Books, Bras and Bridget Jones: reading adaptions of 'Pride and Prejudice'
Authors
Olivia Murphy
Abstract
At no time in the two hundred years since Jane Austen submitted First Impressions for publication has her work been more popular than in the last decade. The phenomenon of Austenmania has seen Sense and Sensibility-a novel that for years struggled for inclusion among Austen's 'mature' fiction - on the New York Times bestseller list, one hundred and eighty-four years after its first publication. The impetus for this sudden explosion in interest in Jane Austen can be traced to one week in September 1995, when ten million people in Britain watched Mr. Darcy dive into his pond at Pemberley. Before the end of that year, film versions of Persuasion and Sense and Sensibility would be released and the BBC would immediately replay the entire six-part series of Pride and Prejudice.
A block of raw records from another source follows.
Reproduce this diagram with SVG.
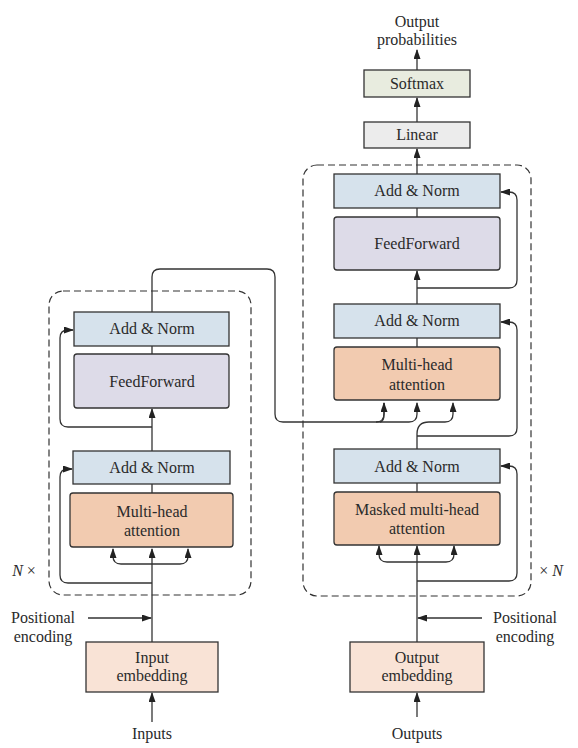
<svg xmlns="http://www.w3.org/2000/svg" width="578" height="748" viewBox="0 0 578 748">
<defs>
<marker id="ah" markerUnits="userSpaceOnUse" markerWidth="10" markerHeight="7" refX="9" refY="3.5" orient="auto">
<path d="M0,0 L10,3.5 L0,7 z" fill="#222"/>
</marker>
<style>
text{font-size:16px;fill:#2a2a2a;text-anchor:middle}
.norm{fill:#d6e2ec;stroke:#333;stroke-width:1.3}
.ff{fill:#dddbe8;stroke:#333;stroke-width:1.3}
.att{fill:#f2cbb0;stroke:#333;stroke-width:1.3}
.emb{fill:#f9e3d6;stroke:#333;stroke-width:1.3}
.soft{fill:#e8ecdf;stroke:#333;stroke-width:1.3}
.lin{fill:#ececec;stroke:#333;stroke-width:1.3}
.dash{fill:none;stroke:#333;stroke-width:1.2;stroke-dasharray:7 4}
.c{fill:none;stroke:#333;stroke-width:1.3}
.a{fill:none;stroke:#333;stroke-width:1.3;marker-end:url(#ah)}
</style>
</defs>
<g id="encoder-block"><rect class="dash" x="49" y="291" width="202" height="304" rx="14"/></g>
<g id="decoder-block"><rect class="dash" x="303" y="165" width="228" height="431" rx="14"/></g>
<g id="connectors">
<path class="a" d="M152,722 V693"/>
<path class="a" d="M152,642 V549"/>
<path class="a" d="M152,564 H121 Q113,564 113,556 V549"/>
<path class="a" d="M152,564 H180 Q188,564 188,556 V549"/>
<path class="a" d="M152,583 H68 Q60,583 60,575 V477 Q60,469 68,469 H72"/>
<path class="c" d="M152,493 V484"/>
<path class="a" d="M152,451 V409"/>
<path class="a" d="M152,427 H68 Q60,427 60,419 V338 Q60,330 68,330 H73"/>
<path class="c" d="M152,354 V346"/>
<path class="c" d="M152,312 V277 Q152,269 160,269 H267 Q275,269 275,277 V414 Q275,422 283,422 H376 Q384,422 384,414 V403"/>
<path class="a" d="M380,422 Q384,422 384,414 V403"/>
<path class="a" d="M376,422 H409 Q417,422 417,414 V403"/>
<path class="a" d="M88,618 H151"/>
<path class="a" d="M417,717 V693"/>
<path class="a" d="M417,642 V546"/>
<path class="a" d="M417,562 H387 Q379,562 379,554 V546"/>
<path class="a" d="M417,562 H446 Q454,562 454,554 V546"/>
<path class="a" d="M417,581 H509 Q517,581 517,573 V474 Q517,466 509,466 H501"/>
<path class="a" d="M482,618 H418"/>
<path class="c" d="M417,492 V483"/>
<path class="a" d="M417,449 V434 Q417,422 429,422 H445 Q453,422 453,414 V403"/>
<path class="a" d="M417,436 H509 Q517,436 517,428 V330 Q517,322 509,322 H501"/>
<path class="c" d="M417,347 V338"/>
<path class="a" d="M417,304 V271"/>
<path class="a" d="M417,288 H509 Q517,288 517,280 V200 Q517,192 509,192 H501"/>
<path class="c" d="M417,217 V208"/>
<path class="a" d="M417,174 V149"/>
<path class="a" d="M417,122 V98"/>
<path class="a" d="M417,70 V50"/>
</g>
<g font-family="'Liberation Serif', 'Times New Roman', serif">
<g id="enc-addnorm2"><rect class="norm" x="74" y="312" width="155" height="34"/><text x="152" y="334">Add &amp; Norm</text></g>
<g id="enc-ff"><rect class="ff" x="74" y="354" width="155" height="54" rx="3"/><text x="152" y="387">FeedForward</text></g>
<g id="enc-addnorm1"><rect class="norm" x="73" y="451" width="157" height="33"/><text x="152" y="473">Add &amp; Norm</text></g>
<g id="enc-mha"><rect class="att" x="70" y="493" width="163" height="54" rx="3"/><text x="152" y="517">Multi-head</text><text x="152" y="536">attention</text></g>
<g id="input-emb"><rect class="emb" x="86" y="642" width="132" height="50"/><text x="152" y="663">Input</text><text x="152" y="681">embedding</text></g>
<g id="inputs"><text x="152" y="739">Inputs</text></g>
<g id="pos-left"><text x="43" y="623">Positional</text><text x="43" y="642">encoding</text></g>
<g id="nx"><text x="24" y="576"><tspan font-style="italic">N</tspan> ×</text></g>
<g id="dec-addnorm3"><rect class="norm" x="334" y="174" width="166" height="34"/><text x="417" y="196">Add &amp; Norm</text></g>
<g id="dec-ff"><rect class="ff" x="334" y="217" width="166" height="53" rx="3"/><text x="417" y="249">FeedForward</text></g>
<g id="dec-addnorm2"><rect class="norm" x="334" y="304" width="166" height="34"/><text x="417" y="326">Add &amp; Norm</text></g>
<g id="dec-mha"><rect class="att" x="334" y="347" width="166" height="53" rx="3"/><text x="417" y="370">Multi-head</text><text x="417" y="390">attention</text></g>
<g id="dec-addnorm1"><rect class="norm" x="334" y="449" width="166" height="34"/><text x="417" y="472">Add &amp; Norm</text></g>
<g id="dec-masked"><rect class="att" x="334" y="492" width="166" height="53" rx="3"/><text x="417" y="515">Masked multi-head</text><text x="417" y="534">attention</text></g>
<g id="output-emb"><rect class="emb" x="350" y="642" width="134" height="50"/><text x="417" y="663">Output</text><text x="417" y="681">embedding</text></g>
<g id="outputs"><text x="417" y="739">Outputs</text></g>
<g id="pos-right"><text x="525" y="623">Positional</text><text x="525" y="642">encoding</text></g>
<g id="xn"><text x="551" y="576">× <tspan font-style="italic">N</tspan></text></g>
<g id="linear"><rect class="lin" x="364" y="122" width="106" height="26"/><text x="417" y="140">Linear</text></g>
<g id="softmax"><rect class="soft" x="364" y="70" width="106" height="27"/><text x="417" y="89">Softmax</text></g>
<g id="out-probs"><text x="417" y="27">Output</text><text x="417" y="45">probabilities</text></g>
</g>
</svg>
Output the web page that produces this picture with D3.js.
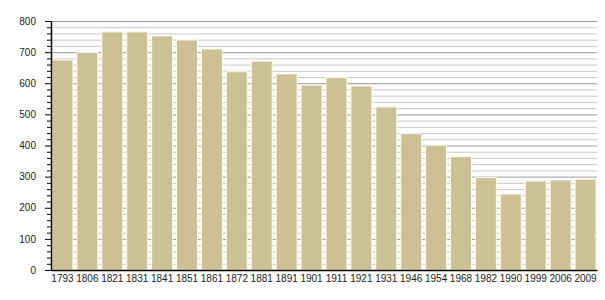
<!DOCTYPE html>
<html>
<head>
<meta charset="utf-8">
<script src="https://cdn.jsdelivr.net/npm/d3@7"></script>
<style>
  body { margin: 0; background: #fff; }
  text { font-family: "Liberation Sans", Arial, sans-serif; fill: #222; }
</style>
</head>
<body>
<svg id="chart" width="605" height="300"></svg>
<script>
const years = ["1793","1806","1821","1831","1841","1851","1861","1872","1881","1891","1901","1911","1921","1931","1946","1954","1968","1982","1990","1999","2006","2009"];
const population = [675, 699, 765, 765, 752, 739, 710, 637, 671, 630, 594, 618, 591, 524, 438, 401, 364, 297, 244, 286, 289, 292];
const yTicks = [0, 100, 200, 300, 400, 500, 600, 700, 800];

const svg = d3.select("#chart");
const plotLeft = 51, plotRight = 597, plotTop = 21, plotBottom = 270;

const x = d3.scaleBand()
  .domain(years)
  .range([plotLeft, plotRight])
  .paddingInner(0.16)
  .paddingOuter(0.04);

const y = d3.scaleLinear()
  .domain([0, 800])
  .range([plotBottom, plotTop]);

// minor gridlines every 20
const minor = d3.range(20, 801, 20).filter(v => v % 100 !== 0);
svg.selectAll("line.minor")
  .data(minor)
  .enter()
  .append("line")
  .attr("class", "minor")
  .attr("x1", plotLeft).attr("x2", plotRight)
  .attr("y1", d => y(d) + 0.5).attr("y2", d => y(d) + 0.5)
  .attr("stroke", "#c8c8c8")
  .attr("stroke-width", 1);

// major gridlines every 100
svg.selectAll("line.major")
  .data(yTicks.slice(1))
  .enter()
  .append("line")
  .attr("class", "major")
  .attr("x1", plotLeft).attr("x2", plotRight)
  .attr("y1", d => y(d) + 0.5).attr("y2", d => y(d) + 0.5)
  .attr("stroke", "#999")
  .attr("stroke-width", 1);

// bars
svg.selectAll("rect")
  .data(population)
  .enter()
  .append("rect")
  .attr("x", (d, i) => x(years[i]))
  .attr("y", d => y(d))
  .attr("width", x.bandwidth())
  .attr("height", d => plotBottom - y(d))
  .attr("fill", "#cbc096")
  .attr("stroke", "#fffbe2")
  .attr("stroke-width", 1);

// y axis: minor ticks
svg.append("g")
  .attr("transform", `translate(${plotLeft},0)`)
  .call(d3.axisLeft(y).tickValues(minor).tickSize(4).tickFormat(""))
  .call(g => g.select(".domain").remove())
  .call(g => g.selectAll("line").attr("stroke", "#000"));

// y axis: major ticks + labels
svg.append("g")
  .attr("transform", `translate(${plotLeft},0)`)
  .call(d3.axisLeft(y).tickValues(yTicks).tickSize(6).tickPadding(9).tickSizeOuter(0))
  .call(g => g.select(".domain").attr("stroke", "#000").attr("stroke-width", 1.5))
  .call(g => g.selectAll("line").attr("stroke", "#000"))
  .call(g => g.selectAll("text").style("font-size", "10px").attr("fill", "#222"));

// x axis
svg.append("g")
  .attr("transform", `translate(0,${plotBottom})`)
  .call(d3.axisBottom(x).tickSize(0).tickPadding(5))
  .call(g => g.select(".domain").attr("stroke", "#000").attr("stroke-width", 1.5))
  .call(g => g.selectAll("text").style("font-size", "10px").attr("fill", "#222"));
</script>
</body>
</html>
In the following year Clueless would be joined by separate film and television versions of Emma. Eventually, Pride and Prejudice would become one of the BBC's (and the American A&E station's) most successful programmes.8 Its popularity brought new readers to Austen's best-known novel, readers who, for the most part, read outside of any academic context. It is these new readings of Pride and Prejudice, however, proliferating in the wake of its adaptation, which contain the greatest significance for our contemporary understanding of Austen, and compel us to examine and re-examine the novel and its adaptations in light of one another.